I'm not even gonna go into if lax security was at the root of 9/11, I think it was certainly contributory but definitely not causal.
That does not answer my question - we dismantled the previous system and subsumed private sector expertise in airline security into TSA - so if not TSA, who should be doing it and how should it be done?
Like I think we could just as well have TSA doing it with policies returned back to 2000 (though I'm skeptical of rolling back the clock that much)?
Like, I don't disagree with the idea that TSA is about 50% theatre - it is, its meant to make Bob and Eileen from Cedar Rapids who fly twice a decade feel safe.
The two things that have made airplane travel safer since 2001:
1. reinforced cockpit doors
2. widespread knowledge among passengers that you have to actively fight the hijackers instead of letting them alone (previously, the assumption was that they just want to fly to Cuba or something and it was safer to let them do that and get off the plane)
That's it.
TSA screening is worth nothing, costs taxpayers and businesses enormous amounts of time and money, and is a gigantic abuse vector. Dissolve it and replace it with a simple metal detectors and X-ray machine regime to check for obvious cases of idiots carrying firearms onto the plane; anything more than that is a waste of taxpayer money.
I would be supportive of a smaller, better selected, better trained, better compensated cadre of TSA agents. I think a lot of the reason why the TSA is so ineffective, and why so much of the airport experience is just theater, comes down to the fact that it is just a jobs program for people who could not get a job guarding the local mall.

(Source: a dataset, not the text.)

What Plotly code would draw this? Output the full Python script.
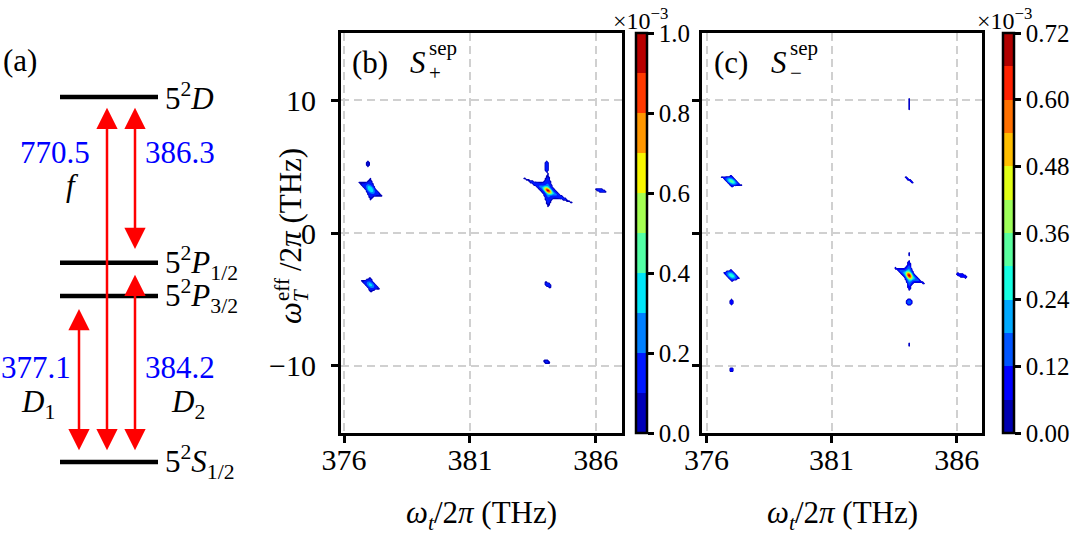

I don't actually think TSA can shrink by a substantial amount and still carry out even the reduced mission we've discussed here. You still need roughly the same number of people operating X-Ray and Magnetometers that you have operating body scanners and X-Rays now, it would go somewhat faster, but not vastly faster, the flow thru say, PreCheck and Regular TSA is within 15% of each other.
I think there is an assumption here that the 'theatre' component adds lots of people to TSA, and I don't think that's the case, just from my own observations - and having some understanding of how you move volumes of people thru a space.
For efficiency - I'm gonna make the assumption that we're still gonna keep a distinction between the airside and landside, and not put ID check back on the airlines at the gate.
Lets look at the staffing of a single TSA checkpoint -
1) Before the queue, you have a guy filtering precheck vs not - that guy could prolly go away. so -1 here.
2) At the end point of the queue, you have the guy doing ID verification and boarding pass check, that step is probably still needed here. So 0 - no change.
3) Pre Magnetometer Assist - This is the person helping pax put their belongings on the belt for going thru the magnetometer, its not always present, but usually is when they're busy. So 0 - no change.
4) X-Ray Operator, the person operating the X-Ray. So 0, no change.
5) Team of two people operating the magnetometer. I see no way to reduce this, you need someone to do a pat down for those who fail the magnetometer, so it's usually a pair of men and women. Again 0 - no change
6) 1-3 people to perform hand inspections of bags that look questionable on the X-Ray. You maybe could reduce this? it depends on the particulars of the details of the inspection.
7) Supervisor. Even in an ideal world, you still need a supervisor, plus the supervisor probably helps give breaks and fills in missing coverage on the short term when people are late.
Now while I can believe that the people at the checkpoints are just the tip of the proverbial TSA iceberg, This is the part that seems even harder to reduce, in any meaningful way.
The long and the short of this, is I don't think TSA can reduce its size in any meaningful way, airlines used to do all this threat analysis themselves in some level of isolation. Now its all centralized, without a probable meaningful level of change in employment.
I wonder if there'd be fewer abuses by the TSA (especially theft, but also assault and harassment) if they had the resources to hire better people. Maybe there is still an opportunity to reduce staff if the quality of the staff still increases.
I wonder what the actual incidents of these are, I suspect it's very low - figure that ~2m people fly in the states every day. Also, its not just TSA that has the chance to steal, airline employees do too, because they ferry the bags to the inspection and from it.
The issue for me isn't that TSA does bad things, it's like the whole debate over LE in the US - Law Enforcement Agencies cannot be held to reasonable account when their employees do bad things. Thats the real issue at hand here.
That does not answer my question - we dismantled the previous system and subsumed private sector expertise in airline security into TSA - so if not TSA, who should be doing it and how should it be done?
Like I think we could just as well have TSA doing it with policies returned back to 2000 (though I'm skeptical of rolling back the clock that much)?
Like, I don't disagree with the idea that TSA is about 50% theatre - it is, its meant to make Bob and Eileen from Cedar Rapids who fly twice a decade feel safe.